Sheffield United: Chris Wilder reveals what he really thinks about Tony Pulis, his opposite number at Middlesbrough
In Chris Wilder's vocabulary, 'proper' means respect.
Wigan Athletic's Paul Cook is a “proper” manager. Aston Villa, who last week denied Sheffield United second place in the table, are a “proper football club”. So when Wilder refers to his counterpart at Middlesbrough as "proper solid", it tells you all you need to know about his admiration for Tony Pulis. The Welshman might not be the most glamorous name on the circuit. His methods curry very little favour among football's fashionistas. But inside the bootroom at Bramall Lane, where United and their rivals from Teesside meet tomorrow evening, Pulis is viewed as one of the best in the business.
"Our backgrounds are similar, he's older, he's someone you can't help but admire," Wilder said. "I'd love to have his career by the way, the time he's worked at the highest level. Tony speaks the same language as me, and I'm looking forward to welcoming him and his staff in afterwards."
It is, as Wilder acknowledged yesterday, impossible to overstate the significance of United's match against Pulis' side. Ranked third and fifth respectively ahead of tonight's round of fixtures, a victory for the hosts could see them climb above Leeds and, depending upon the outcome of Norwich City's trip to Preston North End, move to within touching distance of the leaders from Carrow Road. Pulis' presence across the technical area, from Wilder's perspective, gives the occasion an extra edge.
Despite their different personalities and divergent ideas about how the game should be played, the two are bound together by several common threads. Like Pulis, who cut his teeth at Bournemouth and Gillingham before enjoying great success with Stoke, Wilder has worked his way up from the lower rungs of the coaching ladder. And like the 51-year-old, whose first posting was at Alfreton, Pulis can be brutally honest. Neither subscribes to the theory that footballers, no matter what the circumstances, must never be publicly criticised.
"It's a dying thing, isn't it," Wilder acknowledged. "People say you can't say 'this' or 'that.' But I can and I will. Tony is the same, he’s magnanimous in victory and very gracious in defeat. He tells it like it is.
"It comes from the acceptance of the group and there's no bigger supporter of that group than me. It comes from the characters within it."
"We're just honest," he continued. "If people make mistakes, people see them. There's no point in pretending they haven't happened. "They're an honest group, that's a great quality to have, and that's something we do look at in terms of recruitment. They understand if something has to be said, it will be said. But they also know they've got our backing."

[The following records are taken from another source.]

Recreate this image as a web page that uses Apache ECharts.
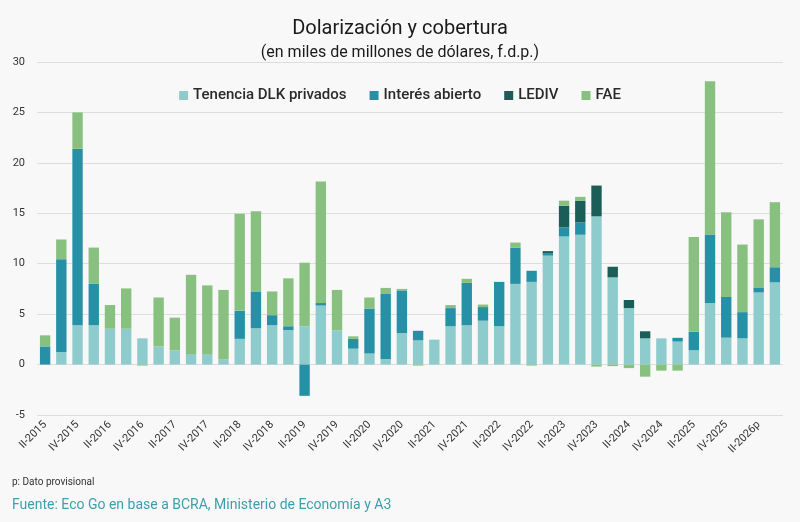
<!DOCTYPE html>
<html>
<head>
<meta charset="utf-8">
<script src="https://cdn.jsdelivr.net/npm/echarts@6/dist/echarts.min.js"></script>
<style>
  html, body { margin: 0; padding: 0; background: #f8f8f8; }
  #chart { width: 800px; height: 522px; }
</style>
</head>
<body>
<div id="chart"></div>
<script>
// trimestres, II-2015 en adelante
const quarters = [
    'II-2015', 'III-2015', 'IV-2015', 'I-2016', 'II-2016', 'III-2016', 'IV-2016', 'I-2017',
    'II-2017', 'III-2017', 'IV-2017', 'I-2018', 'II-2018', 'III-2018', 'IV-2018', 'I-2019',
    'II-2019', 'III-2019', 'IV-2019', 'I-2020', 'II-2020', 'III-2020', 'IV-2020', 'I-2021',
    'II-2021', 'III-2021', 'IV-2021', 'I-2022', 'II-2022', 'III-2022', 'IV-2022', 'I-2023',
    'II-2023', 'III-2023', 'IV-2023', 'I-2024', 'II-2024', 'III-2024', 'IV-2024', 'I-2025',
    'II-2025', 'III-2025', 'IV-2025', 'I-2026', 'II-2026p', 'III-2026p'
];
const tenencia = [
    0, 1.25, 3.9, 3.9, 3.55, 3.55, 2.6, 1.8,
    1.4, 1.05, 1.05, 0.5, 2.55, 3.6, 3.9, 3.43,
    3.8, 5.85, 3.4, 1.58, 1.1, 0.55, 3.13, 2.4,
    2.47, 3.8, 3.9, 4.35, 3.8, 8.0, 8.2, 10.8,
    12.7, 12.87, 14.7, 8.65, 5.6, 2.6, 2.6, 2.28,
    1.42, 6.1, 2.67, 2.6, 7.15, 8.15
];
const interes = [
    1.8, 9.2, 17.5, 4.1, 0, 0, 0, 0,
    0, 0, 0, 0, 2.8, 3.65, 1.0, 0.37,
    -3.1, 0.25, 0, 0.97, 4.45, 6.45, 4.22, 0.95,
    0, 1.8, 4.2, 1.35, 4.4, 3.6, 1.1, 0.2,
    0.9, 1.23, 0, 0, 0, 0, 0, 0.37,
    1.85, 6.8, 4.03, 2.6, 0.5, 1.5
];
const lediv = [
    0, 0, 0, 0, 0, 0, 0, 0,
    0, 0, 0, 0, 0, 0, 0, 0,
    0, 0, 0, 0, 0, 0, 0, 0,
    0, 0, 0, 0, 0, 0, 0, 0.25,
    2.15, 2.15, 3.05, 1.05, 0.8, 0.7, 0, 0,
    0, 0, 0, 0, 0, 0
];
const fae = [
    1.1, 1.95, 3.6, 3.6, 2.35, 4.0, -0.1, 4.85,
    3.25, 7.85, 6.8, 6.9, 9.6, 7.95, 2.35, 4.75,
    6.3, 12.05, 4.0, 0.25, 1.1, 0.6, 0.15, -0.1,
    0, 0.3, 0.4, 0.25, 0, 0.5, -0.1, 0,
    0.5, 0.38, -0.2, -0.15, -0.35, -1.2, -0.6, -0.6,
    9.38, 15.2, 8.4, 6.7, 6.75, 6.45
];

const names = ['Tenencia DLK privados', 'Interés abierto', 'LEDIV', 'FAE'];
const colors = ['#8ecbcc', '#2690a6', '#1b5e58', '#88c07f'];
const values = [tenencia, interes, lediv, fae];

const chart = echarts.init(document.querySelector('#chart'));
chart.setOption({
    backgroundColor: '#f8f8f8',
    textStyle: { fontFamily: 'Roboto' },
    title: {
        text: 'Dolarización y cobertura',
        subtext: '(en miles de millones de dólares, f.d.p.)',
        left: 'center',
        top: 14,
        itemGap: 6,
        textStyle: { fontSize: 20, fontWeight: 'normal', color: '#1a1a1a' },
        subtextStyle: { fontSize: 16, color: '#1a1a1a' }
    },
    legend: {
        top: 83,
        left: 'center',
        icon: 'rect',
        itemWidth: 9,
        itemHeight: 9,
        itemGap: 23,
        textStyle: { fontSize: 15, fontWeight: 500, color: '#2a2a2a' },
        data: names
    },
    grid: {
        left: 37,
        right: 17,
        top: 62,
        bottom: 107
    },
    xAxis: {
        type: 'category',
        data: quarters,
        axisTick: { show: false },
        axisLine: { show: false },
        axisLabel: {
            interval: 1,
            rotate: 45,
            fontSize: 11,
            color: '#333',
            margin: 8
        }
    },
    yAxis: {
        type: 'value',
        min: -5,
        max: 30,
        interval: 5,
        axisLabel: { fontSize: 11, color: '#333', margin: 12 },
        splitLine: { lineStyle: { color: '#dddddd' } }
    },
    series: names.map(function (n, i) {
        return {
            name: n,
            type: 'bar',
            stack: 'total',
            barWidth: '64%',
            itemStyle: { color: colors[i] },
            data: values[i]
        };
    }),
    graphic: [
        {
            type: 'text',
            left: 12,
            top: 477,
            style: { text: 'p: Dato provisional', fontSize: 10, fill: '#333', fontFamily: 'Roboto' }
        },
        {
            type: 'text',
            left: 12,
            top: 498,
            style: {
                text: 'Fuente: Eco Go en base a BCRA, Ministerio de Economía y A3',
                fontSize: 14,
                fill: '#3b9fae',
                fontFamily: 'Roboto'
            }
        }
    ]
});
</script>
</body>
</html>
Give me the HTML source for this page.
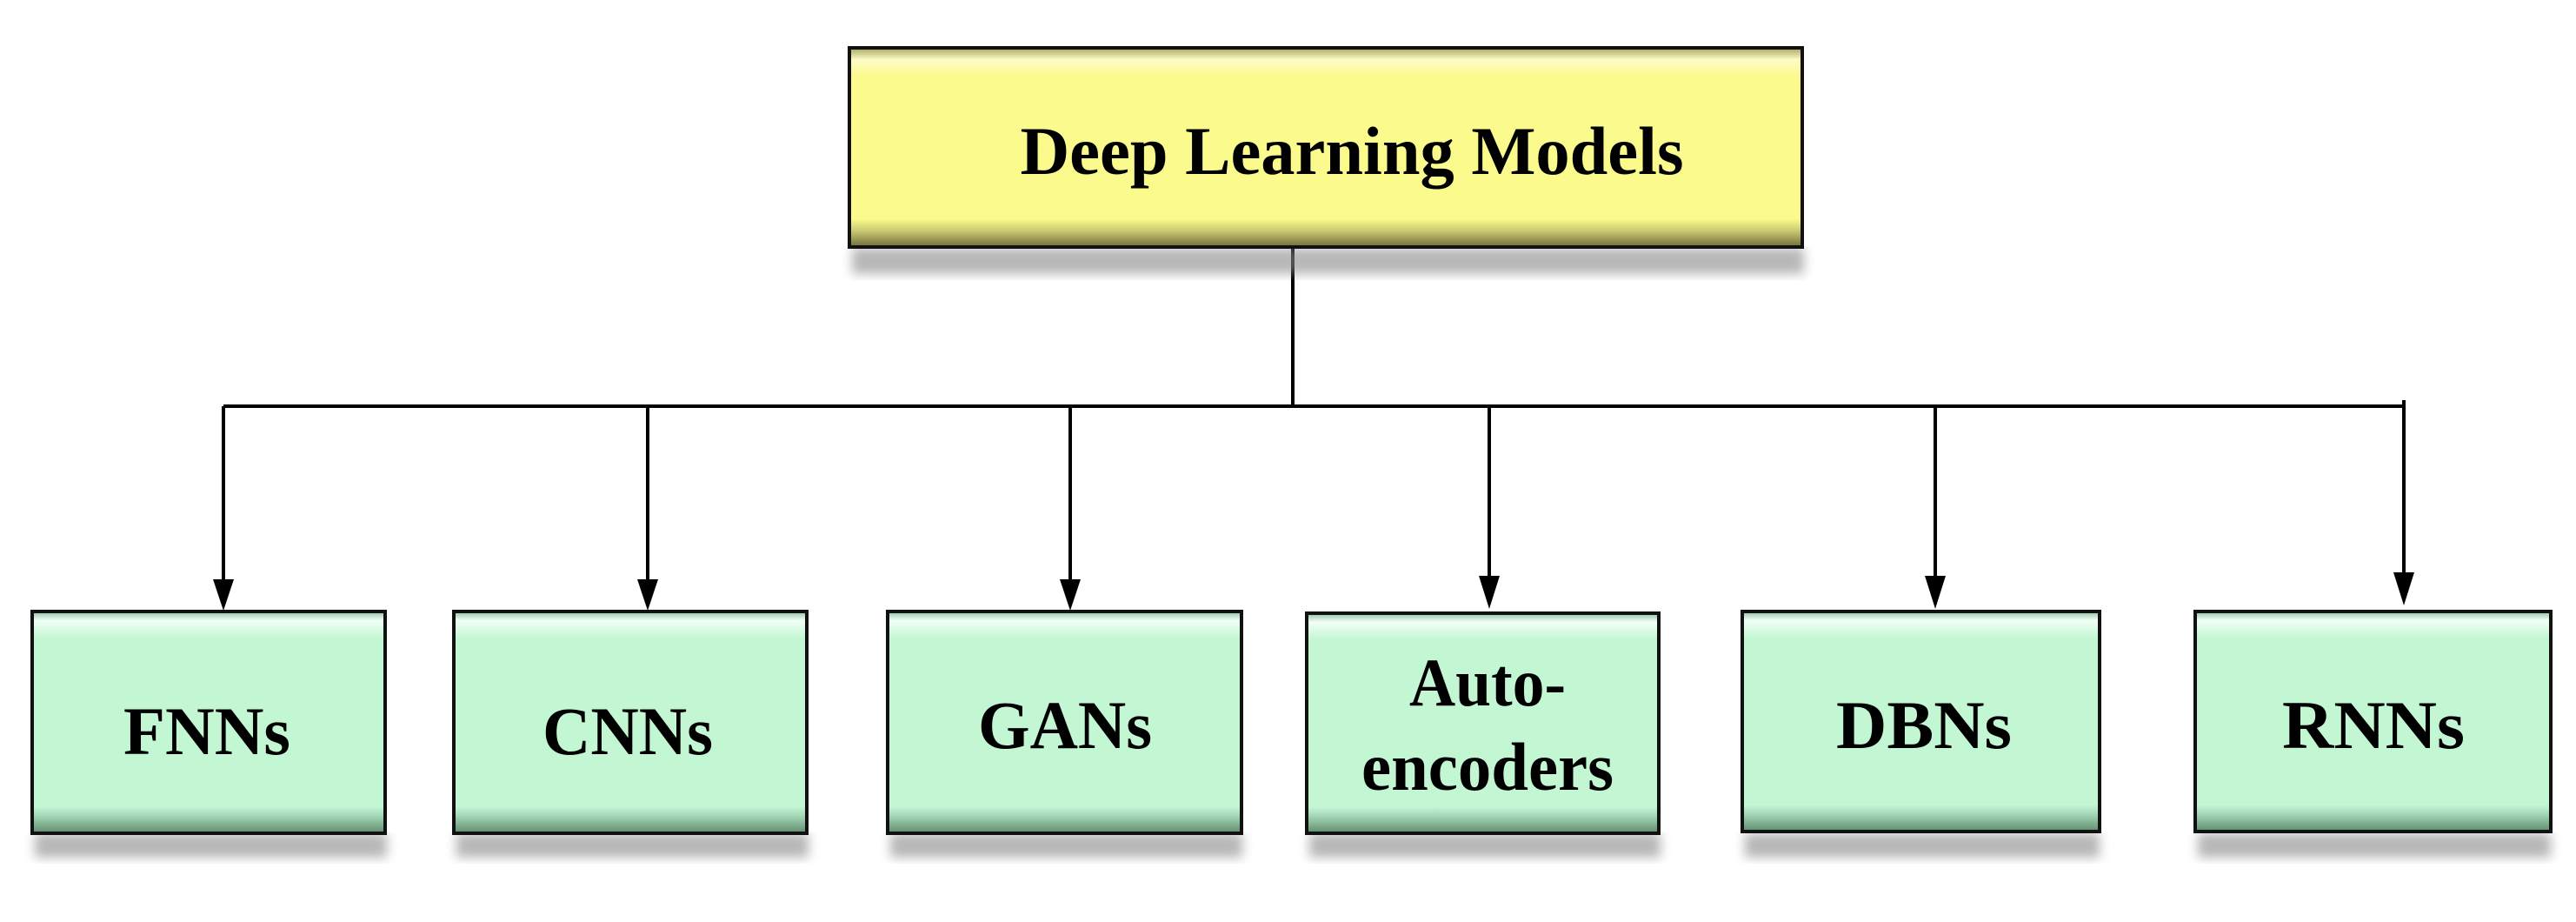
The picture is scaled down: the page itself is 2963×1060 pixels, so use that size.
<!DOCTYPE html>
<html><head><meta charset="utf-8"><style>html,body{margin:0;padding:0;background:#fff}svg{display:block}</style></head>
<body>
<svg width="2963" height="1060" viewBox="0 0 2963 1060" xmlns="http://www.w3.org/2000/svg" font-family="Liberation Serif, serif" font-weight="bold">
<defs>
<linearGradient id="gv" x1="0" y1="0" x2="0" y2="1">
<stop offset="0" stop-color="#8fbf9f"/><stop offset="0.04" stop-color="#f2fff6"/><stop offset="0.12" stop-color="#c3f7d4"/><stop offset="0.88" stop-color="#c3f7d4"/><stop offset="0.93" stop-color="#9ccfae"/><stop offset="1" stop-color="#5f8a6d"/></linearGradient>
<linearGradient id="yv" x1="0" y1="0" x2="0" y2="1">
<stop offset="0" stop-color="#a5a35a"/><stop offset="0.06" stop-color="#fdfdc8"/><stop offset="0.14" stop-color="#fbfa8c"/><stop offset="0.86" stop-color="#fbfa8c"/><stop offset="0.92" stop-color="#c9c771"/><stop offset="1" stop-color="#6e6c3c"/></linearGradient>
<filter id="sh" x="-5%" y="-5%" width="110%" height="130%"><feGaussianBlur stdDeviation="6"/></filter>
</defs>
<!-- connectors -->
<g stroke="#000" stroke-width="4" fill="none">
<line x1="1487" y1="283" x2="1487" y2="467"/>
<line x1="257" y1="467" x2="2767" y2="467"/>
<line x1="2765" y1="460" x2="2765" y2="467"/>
<line x1="257" y1="467" x2="257" y2="668"/>
<line x1="745" y1="467" x2="745" y2="668"/>
<line x1="1231" y1="467" x2="1231" y2="668"/>
<line x1="1713" y1="467" x2="1713" y2="664"/>
<line x1="2226" y1="467" x2="2226" y2="664"/>
<line x1="2765" y1="467" x2="2765" y2="660"/>
</g>
<g fill="#000">
<polygon points="245,666 269,666 257,702"/>
<polygon points="733,666 757,666 745,702"/>
<polygon points="1219,666 1243,666 1231,702"/>
<polygon points="1701,662 1725,662 1713,700"/>
<polygon points="2214,662 2238,662 2226,700"/>
<polygon points="2753,658 2777,658 2765,696"/>
</g>
<!-- top box -->
<rect x="980" y="285" width="1095" height="30" fill="#888" opacity="0.6" filter="url(#sh)"/>
<rect x="977" y="55" width="1096" height="229" fill="url(#yv)" stroke="#111" stroke-width="4"/>
<text x="1555" y="200" font-size="78" text-anchor="middle" textLength="763" lengthAdjust="spacingAndGlyphs">Deep Learning  Models</text>
<!-- child boxes -->
<g>
<rect x="40" y="958" width="405" height="28" fill="#888" opacity="0.6" filter="url(#sh)"/>
<rect x="37" y="703" width="406" height="255" fill="url(#gv)" stroke="#111" stroke-width="4"/>
<rect x="525" y="958" width="405" height="28" fill="#888" opacity="0.6" filter="url(#sh)"/>
<rect x="522" y="703" width="406" height="255" fill="url(#gv)" stroke="#111" stroke-width="4"/>
<rect x="1024" y="958" width="405" height="28" fill="#888" opacity="0.6" filter="url(#sh)"/>
<rect x="1021" y="703" width="407" height="255" fill="url(#gv)" stroke="#111" stroke-width="4"/>
<rect x="1506" y="958" width="404" height="28" fill="#888" opacity="0.6" filter="url(#sh)"/>
<rect x="1503" y="705" width="405" height="253" fill="url(#gv)" stroke="#111" stroke-width="4"/>
<rect x="2007" y="958" width="408" height="28" fill="#888" opacity="0.6" filter="url(#sh)"/>
<rect x="2004" y="703" width="411" height="253" fill="url(#gv)" stroke="#111" stroke-width="4"/>
<rect x="2528" y="958" width="406" height="28" fill="#888" opacity="0.6" filter="url(#sh)"/>
<rect x="2525" y="703" width="409" height="253" fill="url(#gv)" stroke="#111" stroke-width="4"/>
</g>
<g font-size="78" text-anchor="middle" fill="#000">
<text x="238" y="867" textLength="192" lengthAdjust="spacingAndGlyphs">FNNs</text>
<text x="722" y="867" textLength="196" lengthAdjust="spacingAndGlyphs">CNNs</text>
<text x="1225" y="860" textLength="200" lengthAdjust="spacingAndGlyphs">GANs</text>
<text x="1711" y="811" textLength="180" lengthAdjust="spacingAndGlyphs">Auto-</text>
<text x="1711" y="908" textLength="290" lengthAdjust="spacingAndGlyphs">encoders</text>
<text x="2213" y="860" textLength="202" lengthAdjust="spacingAndGlyphs">DBNs</text>
<text x="2730" y="860" textLength="210" lengthAdjust="spacingAndGlyphs">RNNs</text>
</g>
</svg>
</body></html>
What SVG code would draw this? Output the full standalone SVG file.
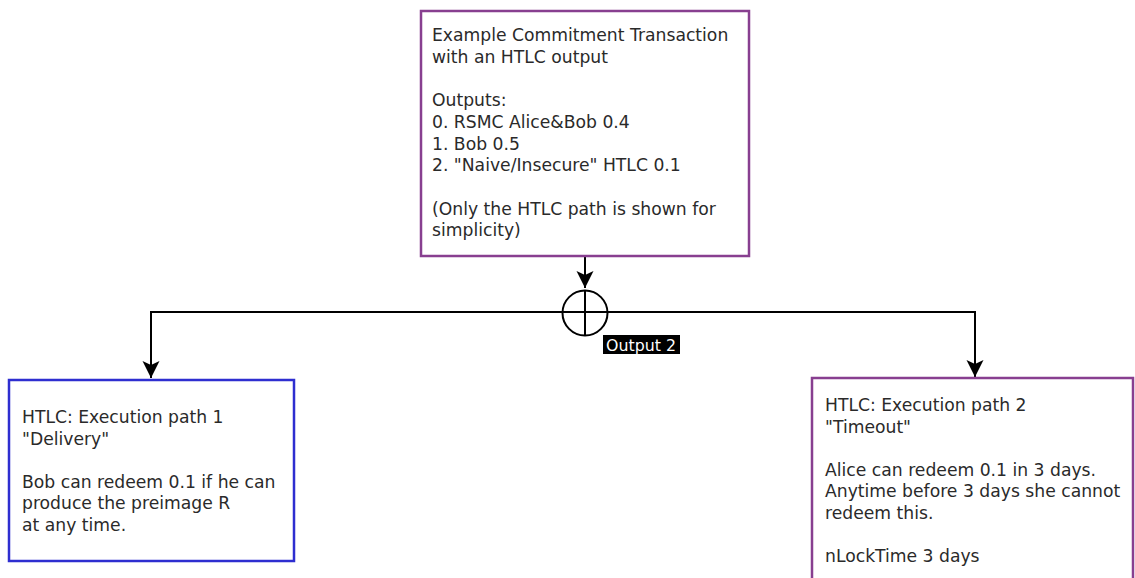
<svg xmlns="http://www.w3.org/2000/svg" width="1135" height="578" viewBox="0 0 1135 578">
<style>
.box{fill:#fff;stroke-width:2.5}
.purple{stroke:#883f90}
.blue{stroke:#2e2ed0}
.t{font-family:"DejaVu Sans",sans-serif;font-size:17.2px;fill:#2a2a2a}
.conn{fill:none;stroke:#000;stroke-width:2}
.lbl{font-family:"DejaVu Sans",sans-serif;font-size:15.8px;fill:#fff}
</style>
<defs>
<marker id="arr" markerUnits="userSpaceOnUse" markerWidth="20" markerHeight="20" refX="17" refY="8.5" orient="auto">
<path d="M0,0 L17,8.5 L0,17 L4,8.5 Z" fill="#000"/>
</marker>
</defs>
<rect width="1135" height="578" fill="#fff"/>
<g id="connectors">
<path class="conn" d="M585,257 V288" marker-end="url(#arr)"/>
<path class="conn" d="M585,312 H151 V378" marker-end="url(#arr)"/>
<path class="conn" d="M585,312 H975 V377" marker-end="url(#arr)"/>
<circle cx="585" cy="313" r="22.5" fill="none" stroke="#000" stroke-width="2"/>
<line x1="585" y1="290" x2="585" y2="336" stroke="#000" stroke-width="2"/>
<rect x="603" y="335" width="77" height="19" fill="#000"/>
<text class="lbl" x="606" y="351">Output 2</text>
</g>
<g id="node-commitment">
<rect class="box purple" x="421" y="11" width="328" height="245"/>
<text class="t" x="432" y="41">Example Commitment Transaction</text>
<text class="t" x="432" y="62.7">with an HTLC output</text>
<text class="t" x="432" y="106.1">Outputs:</text>
<text class="t" x="432" y="127.8">0. RSMC Alice&amp;Bob 0.4</text>
<text class="t" x="432" y="149.5">1. Bob 0.5</text>
<text class="t" x="432" y="171.2">2. "Naive/Insecure" HTLC 0.1</text>
<text class="t" x="432" y="214.6">(Only the HTLC path is shown for</text>
<text class="t" x="432" y="236.3">simplicity)</text>
</g>
<g id="node-delivery">
<rect class="box blue" x="9" y="380" width="285" height="181"/>
<text class="t" x="22" y="423">HTLC: Execution path 1</text>
<text class="t" x="22" y="444.5">"Delivery"</text>
<text class="t" x="22" y="487.5">Bob can redeem 0.1 if he can</text>
<text class="t" x="22" y="509">produce the preimage R</text>
<text class="t" x="22" y="530.5">at any time.</text>
</g>
<g id="node-timeout">
<rect class="box purple" x="812" y="378" width="321" height="215"/>
<text class="t" x="825" y="411">HTLC: Execution path 2</text>
<text class="t" x="825" y="432.5">"Timeout"</text>
<text class="t" x="825" y="475.5">Alice can redeem 0.1 in 3 days.</text>
<text class="t" x="825" y="497">Anytime before 3 days she cannot</text>
<text class="t" x="825" y="518.5">redeem this.</text>
<text class="t" x="825" y="561.5">nLockTime 3 days</text>
</g>
</svg>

Although winning is everything at this stage of the season, those teams capable of coping with disappointment are likely to last the promotion pace. Both Middlesbrough and United, who surrendered a three goal advantage at Villa Park before being held to a draw, have experienced their fair share of set-backs since the beginning of the campaign. The fact they enter this match chasing automatic promotion, by Wilder's reckoning, reflects well on both squads' character.
"We're delighted with the way things are going," he insisted, reflecting upon events in the Midlands four days ago. "We're looking forward to kicking on. I was expecting questions about the attitude of the players and I would have answered them in the same way, no spin, it's great.
"The way we dominated the ball was good, everything connected with the game was as good as we could have wanted it to go," Wilder added. "You just can't legislate for individual mistakes. it wasn't tactical.
"I disagree with what Dean (Smith, the Villa manager) said about them pushing us back. Yes, the players were obviously very disappointed afterwards.
"They've not let anybody down by the way, they deserve an enormous amount of credit. They deserve an enormous amount of backing, even though I'm possibly contradicting myself, because they don't need it to pick themselves up."
Six months ago, when they travelled to the North-East, United's heaviest defeat of the season so far proved the catalyst for their climb up the rankings. A horrible start, which saw Middlesbrough score all of their three goals inside the first 25 minutes, left the visitors propping up the rest of the division and without a point from their opening two matches. They have averaged nearly two per game, 1.9 to be exact, since.
"I think we've come on a lot," Wilder said. "There's different players, Oliver Norwood wasn't here then for example, and John Egan had only just come in, the same as David McGoldrick, and was still finding his feet here.
"Middlesbrough are a big club in the division and they're going well. It goes to show we've also been going well because we're a touch above them."